DATA:
= = = = =

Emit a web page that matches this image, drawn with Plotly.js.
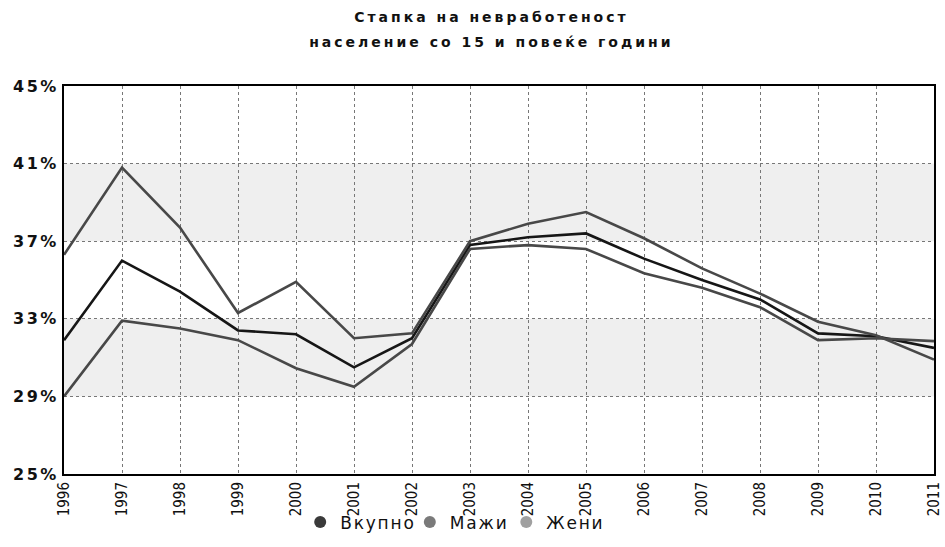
<!DOCTYPE html>
<html>
<head>
<meta charset="utf-8">
<script src="https://cdn.plot.ly/plotly-3.0.1.min.js"></script>
<style>
html,body{margin:0;padding:0;background:#fff;}
#chart{width:945px;height:547px;}
#chart .gtitle{letter-spacing:3px;}
#chart .ytick text{letter-spacing:2.5px;}
#chart .legendtext{letter-spacing:1.8px;}
</style>
</head>
<body>
<div id="chart"></div>
<script>
const years = [1996,1997,1998,1999,2000,2001,2002,2003,2004,2005,2006,2007,2008,2009,2010,2011];
const total = [31.9,36.0,34.4,32.4,32.2,30.5,32.0,36.8,37.2,37.4,36.1,35.0,34.0,32.25,32.1,31.5];
const men   = [29.0,32.9,32.5,31.9,30.45,29.5,31.7,36.6,36.8,36.6,35.35,34.6,33.6,31.9,32.0,31.85];
const women = [36.3,40.8,37.7,33.3,34.9,32.0,32.25,37.0,37.9,38.5,37.15,35.6,34.3,32.85,32.15,30.9];
const seriesNames = ['Вкупно','Мажи','Жени'];
const yTicks = [25,29,33,37,41,45];
const bands = [[29,33],[37,41]];

const lineColors = ['#161616','#484848','#484848'];
const legendColors = ['#3a3a3a','#7a7a7a','#a0a0a0'];
const seriesVals = [total, men, women];

const traces = [];
seriesVals.forEach((vals,i)=>{
  traces.push({x: years, y: vals, mode:'lines', name: seriesNames[i], showlegend:false,
    line:{color: lineColors[i], width: 2.6}, hoverinfo:'skip'});
});
seriesNames.forEach((n,i)=>{
  traces.push({x:[null], y:[null], mode:'markers', name:n, showlegend:true,
    marker:{color: legendColors[i], size: 12, symbol:'circle'}});
});

const shapes = bands.map(b=>({type:'rect', xref:'paper', yref:'y', x0:0, x1:1, y0:b[0], y1:b[1],
  fillcolor:'#efefef', line:{width:0}, layer:'below'}));

const layout = {
  width:945, height:547,
  margin:{l:64, r:11, t:86, b:73, autoexpand:false},
  paper_bgcolor:'#fff', plot_bgcolor:'#fff',
  title:{text:'<span style="font-size:14px"><b>Стапка на невработеност</b></span><br><span style="font-size:14px"><b>население со 15 и повеќе години</b></span>',
    x:0.52, xanchor:'center', xref:'container', yref:'container', y:0.959, yanchor:'top',
    font:{family:'DejaVu Sans, Verdana, sans-serif', size:19, color:'#111'}},
  xaxis:{range:[1996,2011], tickmode:'array', tickvals: years, ticktext: years.map(String),
    tickangle:-90, showgrid:true, gridcolor:'#777', griddash:'dot', gridwidth:1, automargin:false,
    showline:true, linecolor:'#000', linewidth:2, mirror:true, ticks:'', zeroline:false,
    tickfont:{family:'DejaVu Sans Condensed, DejaVu Sans, sans-serif', size:15, color:'#111'}},
  yaxis:{range:[25,45], tickmode:'array', tickvals: yTicks, ticktext: yTicks.map(v=>'<b>'+v+'%</b>'),
    showgrid:true, gridcolor:'#777', griddash:'dot', gridwidth:1, automargin:false,
    showline:true, linecolor:'#000', linewidth:2, mirror:true, ticks:'', zeroline:false,
    tickfont:{family:'DejaVu Sans, Verdana, sans-serif', size:16, color:'#111'}},
  shapes: shapes,
  showlegend:true,
  legend:{orientation:'h', x:0.478, xanchor:'center', xref:'container', yref:'container', y:0.045, yanchor:'middle',
    bgcolor:'rgba(0,0,0,0)',
    font:{family:'DejaVu Sans, Verdana, sans-serif', size:17, color:'#111'},
    itemsizing:'constant', traceorder:'normal', itemwidth:30}
};
Plotly.newPlot('chart', traces, layout, {staticPlot:true, displayModeBar:false});
</script>
</body>
</html>
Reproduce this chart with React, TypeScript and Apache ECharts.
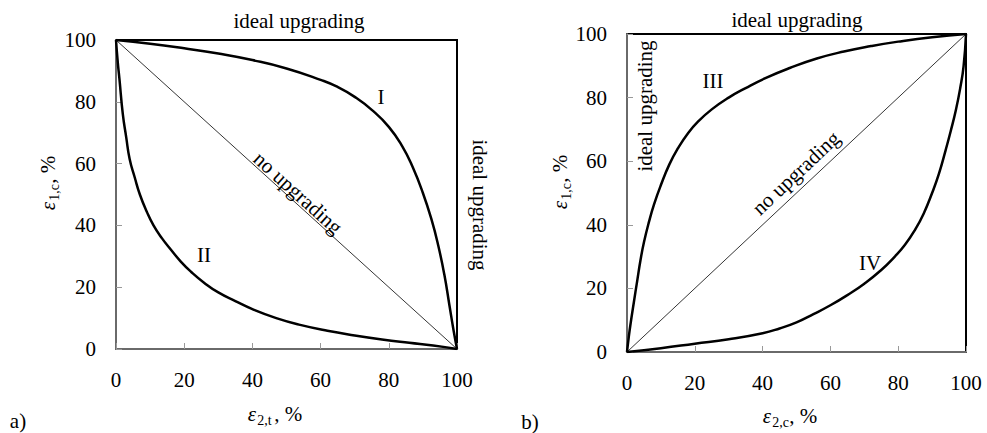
import React, { useEffect, useRef } from "react";
import * as echarts from "echarts";

// ---- data ----
const axisTicks = [0, 20, 40, 60, 80, 100];

const diagonalA: [number, number][] = [[0, 100], [100, 0]];
const curveI: [number, number][] = [
  [0, 100], [10, 98.8], [20, 97.3], [30, 95.6], [40, 93.5], [50, 90.8],
  [60, 87.1], [65, 84.8], [70, 81.6], [75, 77.4], [80, 71.9], [84, 65.5],
  [87, 58.9], [90, 50.5], [92.5, 42], [94.5, 33.5], [96.3, 24], [97.8, 14],
  [99, 6], [100, 0],
];
const curveII: [number, number][] = [
  [0, 100], [0.5, 93], [1, 87.5], [2, 76], [3, 68.5], [4, 61.5], [5.5, 55.5],
  [7, 50], [9, 44.5], [11, 40], [13.5, 35.8], [16, 32.3], [19, 28.3], [22, 25],
  [26, 21.3], [30, 18.3], [35, 15.5], [40, 12.9], [47, 10], [54, 7.8], [62, 5.9],
  [70, 4.4], [78, 3.1], [86, 2], [93, 1.1], [100, 0],
];

const diagonalB: [number, number][] = [[0, 0], [100, 100]];
const curveIII: [number, number][] = [
  [0, 0], [0.5, 4.5], [1, 8.5], [2, 15.5], [3, 22.3], [4, 29], [5, 34.5],
  [6.5, 41], [8, 46.5], [10, 52.5], [12.5, 59], [15, 64], [18, 68.8], [21, 72.5],
  [25, 76.3], [30, 80], [35, 83], [41, 86.2], [48, 89.3], [56, 92.3], [64, 94.5],
  [72, 96.2], [80, 97.6], [90, 99], [100, 100],
];
const curveIV: [number, number][] = [
  [0, 0], [10, 1.2], [20, 2.6], [30, 4], [40, 5.9], [45, 7.4], [50, 9.3], [55, 11.9],
  [60, 14.7], [65, 17.9], [70, 21.5], [75, 25.8], [79, 30], [82, 33.7], [85, 38.5],
  [87.5, 43.5], [90, 50], [92, 56], [94, 63.5], [95.5, 69.5], [97, 76],
  [98.3, 83], [99.3, 90], [100, 100],
];

const FONT = "Liberation Serif";

function txt(text: string, x: number, y: number, rotation = 0) {
  return {
    type: "text",
    x,
    y,
    rotation,
    style: {
      text,
      fill: "#000",
      fontFamily: FONT,
      fontSize: 21,
      align: "center",
      verticalAlign: "middle",
    },
  };
}

// axis title: italic epsilon + subscript + ", %"
function axisTitle(sub: string, x: number, y: number, rotation = 0) {
  const epsW = 9.5;
  const subW = 17;
  const restW = 28;
  const x0 = -(epsW + subW + restW) / 2;
  return {
    type: "group",
    x,
    y,
    rotation,
    children: [
      {
        type: "text",
        x: x0,
        y: 0,
        style: { text: "ε", fill: "#000", fontFamily: FONT, fontSize: 21, fontStyle: "italic", align: "left", verticalAlign: "middle" },
      },
      {
        type: "text",
        x: x0 + epsW,
        y: 6,
        style: { text: sub, fill: "#000", fontFamily: FONT, fontSize: 14, align: "left", verticalAlign: "middle" },
      },
      {
        type: "text",
        x: x0 + epsW + subW,
        y: 0,
        style: { text: ", %", fill: "#000", fontFamily: FONT, fontSize: 21, align: "left", verticalAlign: "middle" },
      },
    ],
  };
}

function makeAxis(gridIndex: number) {
  return {
    type: "value",
    gridIndex,
    min: axisTicks[0],
    max: axisTicks[axisTicks.length - 1],
    interval: axisTicks[1] - axisTicks[0],
    axisLine: { show: true, lineStyle: { color: "#6a6a6a", width: 2 } },
    axisTick: { show: true, inside: true, length: 6, lineStyle: { color: "#999", width: 1 } },
    axisLabel: { fontFamily: FONT, fontSize: 21, color: "#000", margin: 20 },
    splitLine: { show: false },
  };
}

function line(data: [number, number][], idx: number, width: number, smooth: boolean) {
  return {
    type: "line",
    xAxisIndex: idx,
    yAxisIndex: idx,
    data,
    smooth: smooth ? 0.5 : false,
    symbol: "none",
    lineStyle: { color: "#000", width },
    silent: true,
  };
}

export default function App() {
  const ref = useRef<HTMLDivElement>(null);
  useEffect(() => {
    if (!ref.current) return;
    const chart = echarts.init(ref.current, undefined, { renderer: "svg" });
    chart.setOption({
      animation: false,
      backgroundColor: "#fff",
      textStyle: { fontFamily: FONT },
      grid: [
        { left: 116, top: 40, width: 341, height: 309, show: true, borderColor: "#000", borderWidth: 2 },
        { left: 627, top: 34, width: 339, height: 318, show: true, borderColor: "#000", borderWidth: 2 },
      ],
      xAxis: [makeAxis(0), makeAxis(1)],
      yAxis: [makeAxis(0), makeAxis(1)],
      series: [
        line(diagonalA, 0, 0.8, false),
        line(curveI, 0, 2.5, true),
        line(curveII, 0, 2.5, true),
        line(diagonalB, 1, 0.8, false),
        line(curveIII, 1, 2.5, true),
        line(curveIV, 1, 2.5, true),
      ],
      graphic: [
        txt("ideal upgrading", 299, 21),
        txt("ideal upgrading", 480, 205, -Math.PI / 2),
        txt("I", 381, 97),
        txt("II", 204, 255),
        txt("no upgrading", 298, 193, -0.737),
        axisTitle("1,c", 48, 183, Math.PI / 2),
        axisTitle("2,t", 275, 414),
        txt("a)", 18, 421),
        txt("ideal upgrading", 797, 20),
        txt("ideal upgrading", 645, 106, Math.PI / 2),
        txt("III", 713, 81),
        txt("IV", 870, 263),
        txt("no upgrading", 796, 173, 0.754),
        axisTitle("1,c", 560, 182, Math.PI / 2),
        axisTitle("2,c", 790, 416),
        txt("b)", 530, 422),
      ],
    });
    return () => chart.dispose();
  }, []);
  return (
    <div
      ref={ref}
      style={{ position: "fixed", left: 0, top: 0, width: 987, height: 433, background: "#fff" }}
    />
  );
}
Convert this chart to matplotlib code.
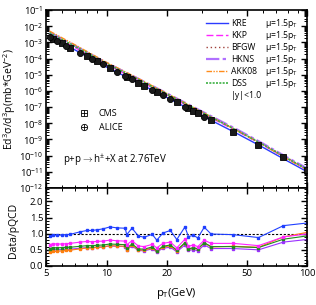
import matplotlib
matplotlib.use("Agg")
import matplotlib.pyplot as plt
from matplotlib.lines import Line2D
from matplotlib.ticker import LogLocator, FixedLocator, MultipleLocator, NullFormatter

plt.rcParams["font.family"] = ["Open Sans", "DejaVu Sans"]
plt.rcParams["mathtext.fontset"] = "custom"
plt.rcParams["mathtext.rm"] = "Open Sans"
plt.rcParams["mathtext.it"] = "Open Sans"

# data points
pt_alice = [5.2, 5.65, 6.3, 7.4, 8.45, 9.6, 11.3, 12.4, 13.4, 16.9, 19.1, 20.8, 24.6, 30.7]
xs_alice = [2.2e-3, 1.29e-3, 6.4e-4, 2.3e-4, 9.8e-5, 4.3e-5, 1.53e-5, 8.5e-6, 5.1e-6,
            1.16e-6, 5.3e-7, 3.1e-7, 1.05e-7, 2.55e-8]
pt_cms = [5.4, 6.0, 6.6, 8.0, 8.95, 10.4, 12.6, 14.4, 15.4, 17.8, 22.4, 25.6, 27.1, 28.5,
          33.2, 42.9, 57.2, 76.2, 99.6]
xs_cms = [1.73e-3, 8.8e-4, 4.8e-4, 1.40e-4, 6.8e-5, 2.6e-5, 7.6e-6, 3.2e-6, 2.1e-6, 8.4e-7,
          1.92e-7, 8.2e-8, 5.7e-8, 4.1e-8, 1.55e-8, 3.0e-9, 4.75e-10, 7.6e-11, 1.37e-11]

# pQCD curves
pt_th = [5.2, 7, 10, 14, 20, 30, 45, 60, 80, 100]
kre = [2.3e-3, 3.3e-4, 3.0e-5, 3.7e-6, 3.9e-7, 2.9e-8, 2.2e-9, 3.3e-10, 4.5e-11, 1.0e-11]
kkp = [3.2e-3, 4.6e-4, 4.3e-5, 5.3e-6, 5.5e-7, 4.1e-8, 3.1e-9, 4.6e-10, 6.1e-11, 1.35e-11]
bfgw = [3.6e-3, 5.2e-4, 4.8e-5, 5.9e-6, 6.2e-7, 4.6e-8, 3.5e-9, 5.2e-10, 6.9e-11, 1.5e-11]
hkns = [4.2e-3, 6.0e-4, 5.4e-5, 6.7e-6, 7.0e-7, 5.2e-8, 3.9e-9, 5.6e-10, 7.3e-11, 1.6e-11]
akk08 = [5.0e-3, 6.8e-4, 5.8e-5, 7.0e-6, 6.9e-7, 4.9e-8, 3.4e-9, 4.7e-10, 5.9e-11, 1.27e-11]
dss = [3.9e-3, 5.5e-4, 5.0e-5, 6.1e-6, 6.3e-7, 4.6e-8, 3.4e-9, 5.0e-10, 6.5e-11, 1.43e-11]

# Data/pQCD ratios
pt_all = [5.2, 5.4, 5.65, 6.0, 6.3, 6.6, 7.4, 8.0, 8.45, 8.95, 9.6, 10.4, 11.3, 12.4, 12.6,
          13.4, 14.4, 15.4, 16.9, 17.8, 19.1, 20.8, 22.4, 24.6, 25.6, 27.1, 28.5, 30.7, 33.2,
          42.9, 57.2, 76.2, 99.6]
r_kre = [0.92, 0.97, 0.95, 0.96, 0.97, 0.98, 1.06, 1.10, 1.10, 1.12, 1.15, 1.21, 1.18, 1.17,
         0.97, 1.17, 0.93, 0.89, 0.98, 0.80, 1.02, 1.10, 0.82, 1.21, 0.91, 0.95, 0.87, 1.20,
         0.99, 0.97, 0.88, 1.25, 1.33]
r_kkp = [0.66, 0.69, 0.68, 0.68, 0.69, 0.70, 0.74, 0.76, 0.75, 0.76, 0.77, 0.80, 0.78, 0.77,
         0.66, 0.78, 0.62, 0.60, 0.67, 0.56, 0.70, 0.74, 0.56, 0.83, 0.61, 0.65, 0.60, 0.80,
         0.70, 0.70, 0.63, 0.90, 0.99]
r_dss = [0.54, 0.57, 0.56, 0.57, 0.58, 0.58, 0.61, 0.63, 0.63, 0.64, 0.65, 0.68, 0.67, 0.66,
         0.55, 0.68, 0.53, 0.52, 0.59, 0.47, 0.61, 0.65, 0.49, 0.72, 0.53, 0.57, 0.53, 0.72,
         0.60, 0.60, 0.57, 0.83, 0.93]
r_akk08 = [0.42, 0.45, 0.45, 0.47, 0.48, 0.49, 0.53, 0.56, 0.56, 0.58, 0.59, 0.63, 0.62, 0.61,
           0.51, 0.64, 0.50, 0.49, 0.56, 0.45, 0.58, 0.63, 0.47, 0.71, 0.52, 0.56, 0.52, 0.71,
           0.59, 0.61, 0.58, 0.90, 1.04]
r_hkns = [0.48, 0.51, 0.50, 0.51, 0.52, 0.52, 0.55, 0.57, 0.57, 0.58, 0.59, 0.62, 0.61, 0.60,
          0.50, 0.62, 0.48, 0.47, 0.53, 0.43, 0.55, 0.58, 0.44, 0.65, 0.48, 0.51, 0.47, 0.65,
          0.54, 0.54, 0.50, 0.74, 0.82]

fig = plt.figure(figsize=(3.16, 3.05), dpi=100)
ax = fig.add_axes([0.146, 0.384, 0.826, 0.583])
axr = fig.add_axes([0.146, 0.128, 0.826, 0.256], sharex=ax)

curves = [
    ("KRE", kre, "#2b3bff", "-", 1.0),
    ("KKP", kkp, "#ff22ff", (0, (5, 2)), 1.0),
    ("BFGW", bfgw, "#a0403a", (0, (1, 2)), 1.0),
    ("HKNS", hkns, "#b070ff", (0, (6, 1.5, 1.5, 1.5)), 1.6),
    ("AKK08", akk08, "#ff8c1a", (0, (4, 1, 1, 1, 1, 1)), 1.0),
    ("DSS", dss, "#3cb043", (0, (1.2, 0.8)), 1.2),
]
handles = []
for name, ys, col, ls, lw in curves:
    h, = ax.plot(pt_th, ys, color=col, ls=ls, lw=lw, label=name)
    handles.append(h)
handles.append(Line2D([], [], ls="none", label="|y|<1.0"))

ax.plot(pt_cms, xs_cms, ls="none", marker="s", ms=4.2, mfc="0.1", mec="k", mew=0.6, zorder=5)
ax.plot(pt_alice, xs_alice, ls="none", marker="o", ms=4.4, mfc="0.1", mec="k", mew=0.6, zorder=5)

ax.set_xscale("log")
ax.set_yscale("log")
ax.set_xlim(5, 100)
ax.set_ylim(1e-12, 1e-1)
ax.yaxis.set_major_locator(LogLocator(base=10, numticks=20))
ax.yaxis.set_minor_locator(LogLocator(base=10, subs=range(2, 10), numticks=20))
ax.yaxis.set_minor_formatter(NullFormatter())
ax.tick_params(labelbottom=False)
ax.set_ylabel("Ed$^3\\sigma$/d$^3$p(mb*GeV$^{-2}$)", fontsize=7.5, labelpad=1)

# ratio panel
ratio_lines = [
    (r_hkns, "#9b30ff"),
    (r_akk08, "#ff7f0e"),
    (r_dss, "#1f8a1f"),
    (r_kkp, "#ff22ff"),
    (r_kre, "#1f3fff"),
]
for ys, col in ratio_lines:
    axr.plot(pt_all, ys, color=col, lw=0.8, marker="s", ms=1.9, mec=col)
axr.axhline(1.0, color="k", ls=(0, (2, 1.5)), lw=0.8, zorder=0)

axr.set_ylim(0, 2.42)
axr.yaxis.set_major_locator(MultipleLocator(0.5))
axr.yaxis.set_minor_locator(MultipleLocator(0.1))
axr.yaxis.set_major_formatter(matplotlib.ticker.FormatStrFormatter("%.1f"))
axr.xaxis.set_major_locator(FixedLocator([5, 10, 20, 50, 100]))
axr.xaxis.set_minor_locator(FixedLocator([6, 7, 8, 9, 30, 40, 60, 70, 80, 90]))
axr.xaxis.set_major_formatter(matplotlib.ticker.FixedFormatter(["5", "10", "20", "50", "100"]))
axr.xaxis.set_minor_formatter(NullFormatter())
axr.set_xlabel("p$_{\\rm T}$(GeV)", fontsize=8, labelpad=6)
axr.set_ylabel("Data/pQCD", fontsize=7.5, labelpad=3)
axr.yaxis.set_label_coords(-0.105, 0.45)

for a in (ax, axr):
    a.tick_params(which="both", direction="in", top=True, right=True, labelsize=6.8, pad=2)
    a.tick_params(which="major", length=4, width=1.0)
    a.tick_params(which="minor", length=2, width=0.7)
    for s in a.spines.values():
        s.set_linewidth(1.2)

leg = ax.legend(handles=handles, loc="upper right", bbox_to_anchor=(0.85, 0.985), fontsize=6.2,
                frameon=False, handlelength=2.6, handletextpad=0.3, labelspacing=0.35,
                borderpad=0.2)
fig.canvas.draw()
for t in leg.get_texts()[:6]:
    bb = t.get_window_extent()
    y = (bb.y0 + bb.y1) / 2 / fig.dpi / fig.get_size_inches()[1]
    fig.text(0.838, y, "$\\mu$=1.5p$_{\\rm T}$", fontsize=6.2, va="center", ha="left")

# CMS / ALICE legend
cms_h = Line2D([], [], ls="none", marker="s", ms=4.5, mfc="white", mec="k", mew=0.6)
cms_p = Line2D([], [], ls="none", marker="+", ms=4.5, mec="k", mew=0.6)
al_h = Line2D([], [], ls="none", marker="o", ms=4.5, mfc="white", mec="k", mew=0.6)
al_p = Line2D([], [], ls="none", marker="+", ms=4.5, mec="k", mew=0.6)
leg2 = ax.legend([(cms_h, cms_p), (al_h, al_p)], ["CMS", "ALICE"], loc="lower left",
                 bbox_to_anchor=(0.08, 0.27), fontsize=6.5, frameon=False,
                 handletextpad=0.6, labelspacing=0.5)
ax.add_artist(leg)

ax.text(0.065, 0.15, "p+p$\\rightarrow$h$^{\\pm}$+X at 2.76TeV", transform=ax.transAxes,
        fontsize=7, va="center")

fig.savefig("out.png", dpi=100)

= = = = =

Check each line of the records for the word "this" and extract those that contain it.

RESULT:
Emit a web page that matches this image, drawn with Plotly.js.
Reproduce this chart with React, TypeScript and Apache ECharts.
Convert this chart to matplotlib code.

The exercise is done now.